• **Exercise task**:
Identify all lines of the data containing the string "full" and copy them.

• **Material**:
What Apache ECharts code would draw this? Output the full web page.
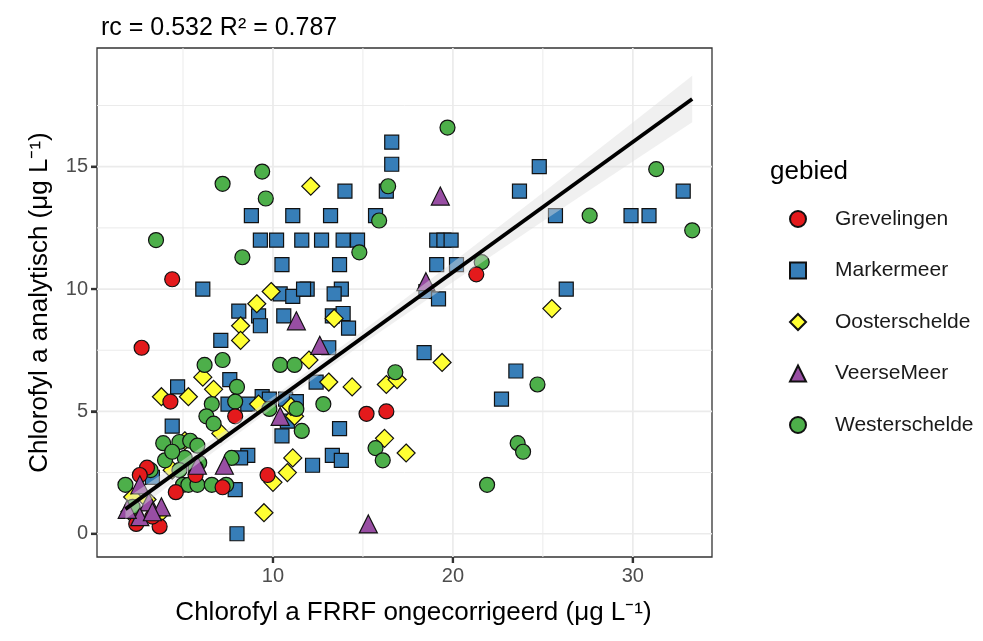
<!DOCTYPE html>
<html>
<head>
<meta charset="utf-8">
<script src="https://cdn.jsdelivr.net/npm/echarts@6/dist/echarts.min.js"></script>
<style>
  html, body { margin: 0; padding: 0; background: #ffffff; }
  #chart { width: 983px; height: 641px; }
</style>
</head>
<body>
<div id="chart"></div>
<script>
// Chlorophyll a: FRRF (uncorrected) vs. analytical, per area [x, y]
const grevelingen = [
  [2.7, 7.6], [4.4, 10.4], [21.3, 10.6], [15.2, 4.9], [16.3, 5.0], [9.7, 2.4],
  [4.3, 5.4], [7.9, 4.8], [3.0, 2.7], [4.6, 1.7], [3.7, 0.3], [2.4, 0.4],
  [7.2, 1.9], [5.7, 2.4], [2.6, 2.4], [3.3, 0.7]
];
const markermeer = [
  [16.6, 16.0], [16.6, 15.1], [24.8, 15.0], [32.8, 14.0], [23.7, 14.0], [14.0, 14.0], [16.3, 14.0],
  [8.8, 13.0], [11.1, 13.0], [13.2, 13.0], [15.7, 13.0], [25.7, 13.0], [29.9, 13.0], [30.9, 13.0],
  [9.3, 12.0], [10.2, 12.0], [11.6, 12.0], [12.7, 12.0], [13.9, 12.0], [14.7, 12.0], [19.1, 12.0], [19.5, 12.0], [19.9, 12.0],
  [10.5, 11.0], [13.7, 11.0], [19.1, 11.0], [20.2, 11.0],
  [6.1, 10.0], [11.9, 10.0], [13.8, 10.0], [13.4, 9.8], [18.5, 9.9], [19.2, 9.6], [26.3, 10.0], [10.4, 9.8], [11.1, 9.7], [11.7, 10.0],
  [8.1, 9.1], [9.2, 8.9], [9.3, 8.5], [10.6, 8.9], [13.3, 8.9], [13.9, 9.0], [14.2, 8.4],
  [13.1, 7.6], [7.1, 7.9], [18.4, 7.4], [23.5, 6.65],
  [4.7, 6.0], [7.6, 6.3], [22.7, 5.5],
  [7.5, 5.3], [8.6, 5.3], [9.4, 5.6], [4.4, 4.4], [10.5, 4.0], [8.6, 3.2], [8.2, 3.1], [8.0, 0.0],
  [13.7, 4.3], [13.3, 3.2], [13.8, 3.0], [12.2, 2.8],
  [10.7, 5.5], [11.3, 5.4], [10.8, 4.6], [3.3, 2.3], [7.9, 1.8], [12.4, 6.2], [9.8, 5.5]
];
const oosterschelde = [
  [12.1, 14.2], [9.9, 9.9], [9.1, 9.4], [8.2, 8.5], [8.2, 7.9], [13.4, 8.8], [12.0, 7.1], [19.4, 7.0],
  [25.5, 9.2], [6.1, 6.4], [3.8, 5.6], [5.3, 5.6], [6.7, 5.9], [9.2, 5.3], [7.1, 4.1], [11.1, 3.1],
  [10.8, 2.5], [10.0, 2.1], [9.5, 0.86], [13.1, 6.2], [14.4, 6.0], [16.3, 6.1], [16.9, 6.3], [16.2, 3.9],
  [17.4, 3.3], [2.2, 1.5], [2.05, 0.9], [11.2, 4.8], [11.0, 5.2], [5.1, 3.8], [3.0, 1.4], [3.7, 0.8], [4.4, 2.6]
];
const veerseMeer = [
  [19.3, 13.8], [18.5, 10.3], [11.3, 8.7], [12.6, 7.7], [15.3, 0.4], [5.8, 2.8], [7.3, 2.8],
  [2.6, 2.0], [3.1, 1.3], [3.8, 1.1], [2.6, 0.7], [3.3, 0.9], [10.4, 4.8], [1.9, 1.0]
];
const westerschelde = [
  [19.7, 16.6], [7.2, 14.3], [9.4, 14.8], [9.6, 13.7], [31.3, 14.9], [16.4, 14.2], [15.9, 12.8],
  [27.6, 13.0], [33.3, 12.4], [3.5, 12.0], [8.3, 11.3], [14.8, 11.5], [21.6, 11.1],
  [6.2, 6.9], [7.2, 7.1], [10.4, 6.9], [11.2, 6.9], [16.8, 6.6], [24.7, 6.1], [8.0, 6.0],
  [6.6, 5.3], [7.9, 5.4], [6.3, 4.8], [6.7, 4.5], [12.8, 5.3], [11.6, 4.2], [15.7, 3.5],
  [16.1, 3.0], [23.6, 3.7], [23.9, 3.35], [21.9, 2.0], [7.7, 3.1],
  [3.9, 3.7], [4.8, 3.75], [5.4, 3.8], [5.8, 3.6], [4.0, 3.0], [5.1, 3.1], [5.9, 2.9],
  [4.8, 2.6], [5.7, 2.7], [4.4, 3.35],
  [5.0, 2.0], [5.3, 2.0], [5.8, 2.0], [6.6, 2.0], [7.4, 2.0], [1.8, 2.0],
  [11.3, 5.1], [9.8, 5.1], [3.2, 2.6], [2.2, 1.1]
];

// Linear fit (slope rc, R²) and its confidence band half-widths
const fitSlope = 0.532;
const fitIntercept = 0.05;
const fitR2 = 0.787;
const fitXRange = [1.8, 33.3];
const bandX = [1.8, 5, 10, 15, 20, 25, 30, 33.3];
const bandHalf = [0.42, 0.3, 0.22, 0.27, 0.4, 0.58, 0.8, 0.95];

// Axes
const xTicks = [10, 20, 30];
const xMinor = [5, 15, 25];
const yTicks = [0, 5, 10, 15];
const yMinor = [2.5, 7.5, 12.5, 17.5];
const X_MIN = 0.22, X_MAX = 34.4;
const Y_MIN = -0.95, Y_MAX = 19.85;

const FONT = "'Liberation Sans', Arial, sans-serif";
const colors = {
  Grevelingen: '#E41A1C',
  Markermeer: '#377EB8',
  Oosterschelde: '#FFFF33',
  VeerseMeer: '#984EA3',
  Westerschelde: '#4DAF4A'
};

// Panel grid lines spanning the full plotting range
function gridLines(values, dir, width) {
  return {
    type: 'custom',
    silent: true,
    z: 1,
    data: values.map(v => dir === 'x' ? [v, Y_MIN] : [X_MIN, v]),
    renderItem(params, api) {
      const a = dir === 'x' ? api.coord([api.value(0), Y_MIN]) : api.coord([X_MIN, api.value(1)]);
      const b = dir === 'x' ? api.coord([api.value(0), Y_MAX]) : api.coord([X_MAX, api.value(1)]);
      return {
        type: 'line',
        shape: { x1: a[0], y1: a[1], x2: b[0], y2: b[1] },
        style: { stroke: '#EBEBEB', lineWidth: width }
      };
    }
  };
}

// Short outward tick marks on the bottom and left panel edges
function tickMarks(values, dir) {
  const LEN = 6;
  return {
    type: 'custom',
    silent: true,
    z: 10,
    clip: false,
    data: values.map(v => dir === 'x' ? [v, Y_MIN] : [X_MIN, v]),
    renderItem(params, api) {
      const p = api.coord([api.value(0), api.value(1)]);
      const shape = dir === 'x'
        ? { x1: p[0], y1: p[1], x2: p[0], y2: p[1] + LEN }
        : { x1: p[0], y1: p[1], x2: p[0] - LEN, y2: p[1] };
      return { type: 'line', shape, style: { stroke: '#333333', lineWidth: 2.2 } };
    }
  };
}

function pointSeries(name, data, symbol, size) {
  return {
    name, type: 'scatter', data, symbol, symbolSize: size, z: 3,
    itemStyle: { color: colors[name], borderColor: '#111111', borderWidth: 1.2, opacity: 1 },
    emphasis: { disabled: true }
  };
}

const bandData = bandX.map((x, i) => {
  const c = fitSlope * x + fitIntercept;
  return [x, c - bandHalf[i], c + bandHalf[i]];
});

const axisTickStyle = { show: true, length: 6, lineStyle: { color: '#333333', width: 2.2 } };

const option = {
  backgroundColor: '#ffffff',
  animation: false,
  textStyle: { fontFamily: FONT },
  title: [
    {
      text: 'rc = 0.532 R² = ' + fitR2.toFixed(3),
      left: 96, top: 11,
      textStyle: { fontFamily: FONT, fontSize: 25, fontWeight: 'normal', color: '#000' }
    },
    {
      text: 'gebied',
      left: 765, top: 154,
      textStyle: { fontFamily: FONT, fontSize: 26, fontWeight: 'normal', color: '#000' }
    }
  ],
  grid: {
    left: 97, right: 271, top: 48, bottom: 84,
    show: true, borderColor: '#333333', borderWidth: 1.3, backgroundColor: '#ffffff'
  },
  legend: {
    orient: 'vertical', left: 784, top: 203, itemGap: 29.5,
    itemWidth: 16, itemHeight: 16,
    data: ['Grevelingen', 'Markermeer', 'Oosterschelde', 'VeerseMeer', 'Westerschelde'],
    textStyle: { fontFamily: FONT, fontSize: 21, color: '#1a1a1a', padding: [0, 0, 0, 24], lineHeight: 22 }
  },
  xAxis: {
    type: 'value', min: X_MIN, max: X_MAX,
    splitLine: { show: false },
    axisLine: { show: false, onZero: false },
    axisTick: Object.assign({ customValues: xTicks }, axisTickStyle),
    axisLabel: { customValues: xTicks, color: '#4D4D4D', fontSize: 20, margin: 9, fontFamily: FONT },
    name: 'Chlorofyl a FRRF ongecorrigeerd (μg L⁻¹)',
    nameLocation: 'middle', nameGap: 43,
    nameTextStyle: { fontSize: 26, color: '#000', fontFamily: FONT, padding: [0, 0, 0, 18] }
  },
  yAxis: {
    type: 'value', min: Y_MIN, max: Y_MAX,
    splitLine: { show: false },
    axisLine: { show: false, onZero: false },
    axisTick: Object.assign({ customValues: yTicks }, axisTickStyle),
    axisLabel: { customValues: yTicks, color: '#4D4D4D', fontSize: 20, margin: 9, fontFamily: FONT },
    name: 'Chlorofyl a analytisch (μg L⁻¹)',
    nameLocation: 'middle', nameGap: 44,
    nameTextStyle: { fontSize: 26, color: '#000', fontFamily: FONT }
  },
  series: [
    gridLines(xMinor, 'x', 1.0),
    gridLines(yMinor, 'y', 1.0),
    gridLines(xTicks, 'x', 1.7),
    gridLines(yTicks, 'y', 1.7),
    tickMarks(xTicks, 'x'),
    tickMarks(yTicks, 'y'),
    pointSeries('Markermeer', markermeer, 'rect', 14),
    pointSeries('Oosterschelde', oosterschelde, 'diamond', 18),
    pointSeries('Westerschelde', westerschelde, 'circle', 15),
    pointSeries('Grevelingen', grevelingen, 'circle', 15),
    pointSeries('VeerseMeer', veerseMeer, 'triangle', 18),
    {
      type: 'custom', silent: true, z: 4,
      data: bandData,
      encode: { x: 0, y: [1, 2] },
      renderItem(params, api) {
        if (params.dataIndex !== 0) return null;
        const upper = bandData.map(d => api.coord([d[0], d[2]]));
        const lower = bandData.slice().reverse().map(d => api.coord([d[0], d[1]]));
        return {
          type: 'polygon',
          shape: { points: upper.concat(lower) },
          style: { fill: 'rgba(222,222,222,0.45)', stroke: null }
        };
      }
    },
    {
      type: 'line', z: 5, silent: true, symbol: 'none',
      data: fitXRange.map(x => [x, fitSlope * x + fitIntercept]),
      lineStyle: { color: '#000000', width: 3.8 }
    }
  ]
};

const chart = echarts.init(document.getElementById('chart'), null, { renderer: 'canvas' });
chart.setOption(option);
</script>
</body>
</html>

• **Expected answer**:
What Apache ECharts code would draw this? Output the full web page.
// Panel grid lines spanning the full plotting range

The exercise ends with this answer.